* AIM *
Output all the data exactly. Pictures do not belong in the copy.

* AVAILABLE DATA *
------------------------------------------------

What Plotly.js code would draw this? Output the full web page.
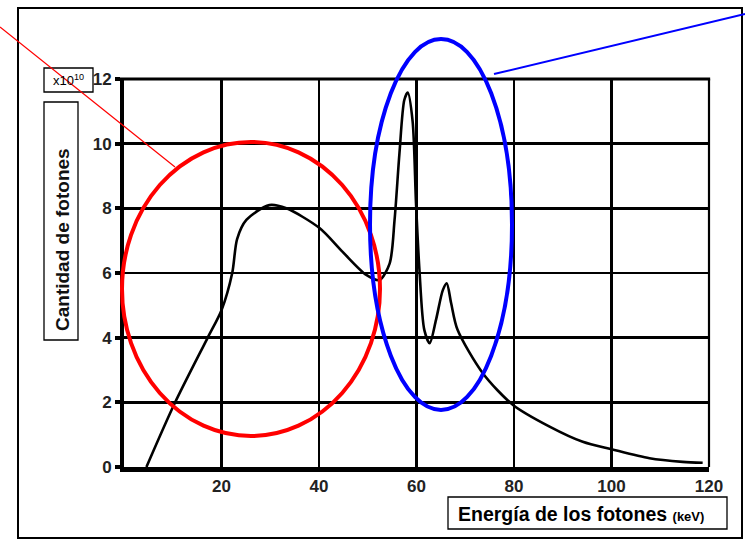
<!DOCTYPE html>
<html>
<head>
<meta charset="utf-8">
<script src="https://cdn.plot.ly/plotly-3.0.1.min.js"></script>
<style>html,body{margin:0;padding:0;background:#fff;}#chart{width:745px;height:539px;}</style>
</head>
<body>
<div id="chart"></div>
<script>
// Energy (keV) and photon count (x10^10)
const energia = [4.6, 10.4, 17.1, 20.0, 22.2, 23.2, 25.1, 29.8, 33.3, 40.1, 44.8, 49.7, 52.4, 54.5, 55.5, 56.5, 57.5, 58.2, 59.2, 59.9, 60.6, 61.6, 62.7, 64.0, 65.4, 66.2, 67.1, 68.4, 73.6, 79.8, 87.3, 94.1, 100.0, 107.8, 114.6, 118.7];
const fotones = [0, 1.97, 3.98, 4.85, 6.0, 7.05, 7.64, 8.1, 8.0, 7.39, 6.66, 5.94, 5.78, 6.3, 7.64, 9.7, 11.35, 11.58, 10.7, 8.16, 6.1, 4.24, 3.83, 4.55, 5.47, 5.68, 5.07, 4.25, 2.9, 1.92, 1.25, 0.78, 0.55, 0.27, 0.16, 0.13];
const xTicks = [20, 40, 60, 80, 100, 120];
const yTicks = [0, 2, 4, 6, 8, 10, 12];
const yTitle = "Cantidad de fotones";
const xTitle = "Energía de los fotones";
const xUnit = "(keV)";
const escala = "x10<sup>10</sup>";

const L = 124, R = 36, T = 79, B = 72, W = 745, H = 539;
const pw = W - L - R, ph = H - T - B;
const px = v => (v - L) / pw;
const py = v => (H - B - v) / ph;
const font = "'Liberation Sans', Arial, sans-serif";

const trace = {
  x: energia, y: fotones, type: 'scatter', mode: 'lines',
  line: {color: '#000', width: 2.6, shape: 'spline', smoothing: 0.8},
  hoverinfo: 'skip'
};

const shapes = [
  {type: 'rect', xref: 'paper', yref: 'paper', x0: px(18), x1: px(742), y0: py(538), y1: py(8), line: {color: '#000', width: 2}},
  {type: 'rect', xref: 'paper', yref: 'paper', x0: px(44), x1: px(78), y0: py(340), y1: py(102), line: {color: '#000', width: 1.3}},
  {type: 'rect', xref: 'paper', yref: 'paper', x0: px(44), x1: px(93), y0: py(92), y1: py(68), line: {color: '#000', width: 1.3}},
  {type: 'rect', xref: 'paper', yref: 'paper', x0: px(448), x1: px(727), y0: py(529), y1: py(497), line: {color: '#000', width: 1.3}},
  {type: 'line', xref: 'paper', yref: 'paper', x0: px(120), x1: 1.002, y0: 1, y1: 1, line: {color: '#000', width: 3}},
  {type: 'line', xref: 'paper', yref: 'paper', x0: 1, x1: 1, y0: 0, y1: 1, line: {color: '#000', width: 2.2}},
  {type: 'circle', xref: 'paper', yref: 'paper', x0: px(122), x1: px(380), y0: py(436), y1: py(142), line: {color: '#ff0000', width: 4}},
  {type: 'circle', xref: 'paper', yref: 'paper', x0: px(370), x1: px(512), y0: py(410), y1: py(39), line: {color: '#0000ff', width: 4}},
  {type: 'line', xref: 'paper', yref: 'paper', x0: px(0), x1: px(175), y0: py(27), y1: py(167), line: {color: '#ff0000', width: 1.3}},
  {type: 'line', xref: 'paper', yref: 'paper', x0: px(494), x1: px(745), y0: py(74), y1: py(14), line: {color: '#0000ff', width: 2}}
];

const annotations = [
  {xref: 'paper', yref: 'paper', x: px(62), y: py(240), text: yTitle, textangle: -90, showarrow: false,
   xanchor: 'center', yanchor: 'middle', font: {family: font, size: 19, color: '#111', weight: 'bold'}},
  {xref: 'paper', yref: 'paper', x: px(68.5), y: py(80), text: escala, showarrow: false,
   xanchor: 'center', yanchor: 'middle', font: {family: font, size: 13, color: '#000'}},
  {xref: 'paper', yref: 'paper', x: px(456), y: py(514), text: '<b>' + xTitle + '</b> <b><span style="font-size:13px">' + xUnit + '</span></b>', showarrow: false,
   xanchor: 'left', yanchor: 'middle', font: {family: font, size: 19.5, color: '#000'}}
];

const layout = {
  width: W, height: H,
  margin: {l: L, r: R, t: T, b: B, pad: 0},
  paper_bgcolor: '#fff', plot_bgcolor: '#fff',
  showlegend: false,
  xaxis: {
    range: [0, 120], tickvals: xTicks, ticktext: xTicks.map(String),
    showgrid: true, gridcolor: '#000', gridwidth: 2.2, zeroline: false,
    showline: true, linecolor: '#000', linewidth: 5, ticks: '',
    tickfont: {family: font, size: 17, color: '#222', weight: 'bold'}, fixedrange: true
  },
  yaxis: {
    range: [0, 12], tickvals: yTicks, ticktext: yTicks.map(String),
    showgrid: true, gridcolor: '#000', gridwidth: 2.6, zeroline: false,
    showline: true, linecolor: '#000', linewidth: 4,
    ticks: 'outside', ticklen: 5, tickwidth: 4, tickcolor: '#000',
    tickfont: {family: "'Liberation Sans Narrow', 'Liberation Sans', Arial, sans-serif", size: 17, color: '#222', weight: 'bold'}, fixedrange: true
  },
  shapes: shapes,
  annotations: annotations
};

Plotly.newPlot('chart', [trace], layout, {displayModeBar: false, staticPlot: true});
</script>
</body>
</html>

------------------------------------------------

* FINISHED TASK *
What Plotly.js code would draw this? Output the full web page.
<!DOCTYPE html>
<html>
<head>
<meta charset="utf-8">
<script src="https://cdn.plot.ly/plotly-3.0.1.min.js"></script>
<style>html,body{margin:0;padding:0;background:#fff;}#chart{width:745px;height:539px;}</style>
</head>
<body>
<div id="chart"></div>
<script>
// Energy (keV) and photon count (x10^10)
const energia = [4.6, 10.4, 17.1, 20.0, 22.2, 23.2, 25.1, 29.8, 33.3, 40.1, 44.8, 49.7, 52.4, 54.5, 55.5, 56.5, 57.5, 58.2, 59.2, 59.9, 60.6, 61.6, 62.7, 64.0, 65.4, 66.2, 67.1, 68.4, 73.6, 79.8, 87.3, 94.1, 100.0, 107.8, 114.6, 118.7];
const fotones = [0, 1.97, 3.98, 4.85, 6.0, 7.05, 7.64, 8.1, 8.0, 7.39, 6.66, 5.94, 5.78, 6.3, 7.64, 9.7, 11.35, 11.58, 10.7, 8.16, 6.1, 4.24, 3.83, 4.55, 5.47, 5.68, 5.07, 4.25, 2.9, 1.92, 1.25, 0.78, 0.55, 0.27, 0.16, 0.13];
const xTicks = [20, 40, 60, 80, 100, 120];
const yTicks = [0, 2, 4, 6, 8, 10, 12];
const yTitle = "Cantidad de fotones";
const xTitle = "Energía de los fotones";
const xUnit = "(keV)";
const escala = "x10<sup>10</sup>";

const L = 124, R = 36, T = 79, B = 72, W = 745, H = 539;
const pw = W - L - R, ph = H - T - B;
const px = v => (v - L) / pw;
const py = v => (H - B - v) / ph;
const font = "'Liberation Sans', Arial, sans-serif";

const trace = {
  x: energia, y: fotones, type: 'scatter', mode: 'lines',
  line: {color: '#000', width: 2.6, shape: 'spline', smoothing: 0.8},
  hoverinfo: 'skip'
};

const shapes = [
  {type: 'rect', xref: 'paper', yref: 'paper', x0: px(18), x1: px(742), y0: py(538), y1: py(8), line: {color: '#000', width: 2}},
  {type: 'rect', xref: 'paper', yref: 'paper', x0: px(44), x1: px(78), y0: py(340), y1: py(102), line: {color: '#000', width: 1.3}},
  {type: 'rect', xref: 'paper', yref: 'paper', x0: px(44), x1: px(93), y0: py(92), y1: py(68), line: {color: '#000', width: 1.3}},
  {type: 'rect', xref: 'paper', yref: 'paper', x0: px(448), x1: px(727), y0: py(529), y1: py(497), line: {color: '#000', width: 1.3}},
  {type: 'line', xref: 'paper', yref: 'paper', x0: px(120), x1: 1.002, y0: 1, y1: 1, line: {color: '#000', width: 3}},
  {type: 'line', xref: 'paper', yref: 'paper', x0: 1, x1: 1, y0: 0, y1: 1, line: {color: '#000', width: 2.2}},
  {type: 'circle', xref: 'paper', yref: 'paper', x0: px(122), x1: px(380), y0: py(436), y1: py(142), line: {color: '#ff0000', width: 4}},
  {type: 'circle', xref: 'paper', yref: 'paper', x0: px(370), x1: px(512), y0: py(410), y1: py(39), line: {color: '#0000ff', width: 4}},
  {type: 'line', xref: 'paper', yref: 'paper', x0: px(0), x1: px(175), y0: py(27), y1: py(167), line: {color: '#ff0000', width: 1.3}},
  {type: 'line', xref: 'paper', yref: 'paper', x0: px(494), x1: px(745), y0: py(74), y1: py(14), line: {color: '#0000ff', width: 2}}
];

const annotations = [
  {xref: 'paper', yref: 'paper', x: px(62), y: py(240), text: yTitle, textangle: -90, showarrow: false,
   xanchor: 'center', yanchor: 'middle', font: {family: font, size: 19, color: '#111', weight: 'bold'}},
  {xref: 'paper', yref: 'paper', x: px(68.5), y: py(80), text: escala, showarrow: false,
   xanchor: 'center', yanchor: 'middle', font: {family: font, size: 13, color: '#000'}},
  {xref: 'paper', yref: 'paper', x: px(456), y: py(514), text: '<b>' + xTitle + '</b> <b><span style="font-size:13px">' + xUnit + '</span></b>', showarrow: false,
   xanchor: 'left', yanchor: 'middle', font: {family: font, size: 19.5, color: '#000'}}
];

const layout = {
  width: W, height: H,
  margin: {l: L, r: R, t: T, b: B, pad: 0},
  paper_bgcolor: '#fff', plot_bgcolor: '#fff',
  showlegend: false,
  xaxis: {
    range: [0, 120], tickvals: xTicks, ticktext: xTicks.map(String),
    showgrid: true, gridcolor: '#000', gridwidth: 2.2, zeroline: false,
    showline: true, linecolor: '#000', linewidth: 5, ticks: '',
    tickfont: {family: font, size: 17, color: '#222', weight: 'bold'}, fixedrange: true
  },
  yaxis: {
    range: [0, 12], tickvals: yTicks, ticktext: yTicks.map(String),
    showgrid: true, gridcolor: '#000', gridwidth: 2.6, zeroline: false,
    showline: true, linecolor: '#000', linewidth: 4,
    ticks: 'outside', ticklen: 5, tickwidth: 4, tickcolor: '#000',
    tickfont: {family: "'Liberation Sans Narrow', 'Liberation Sans', Arial, sans-serif", size: 17, color: '#222', weight: 'bold'}, fixedrange: true
  },
  shapes: shapes,
  annotations: annotations
};

Plotly.newPlot('chart', [trace], layout, {displayModeBar: false, staticPlot: true});
</script>
</body>
</html>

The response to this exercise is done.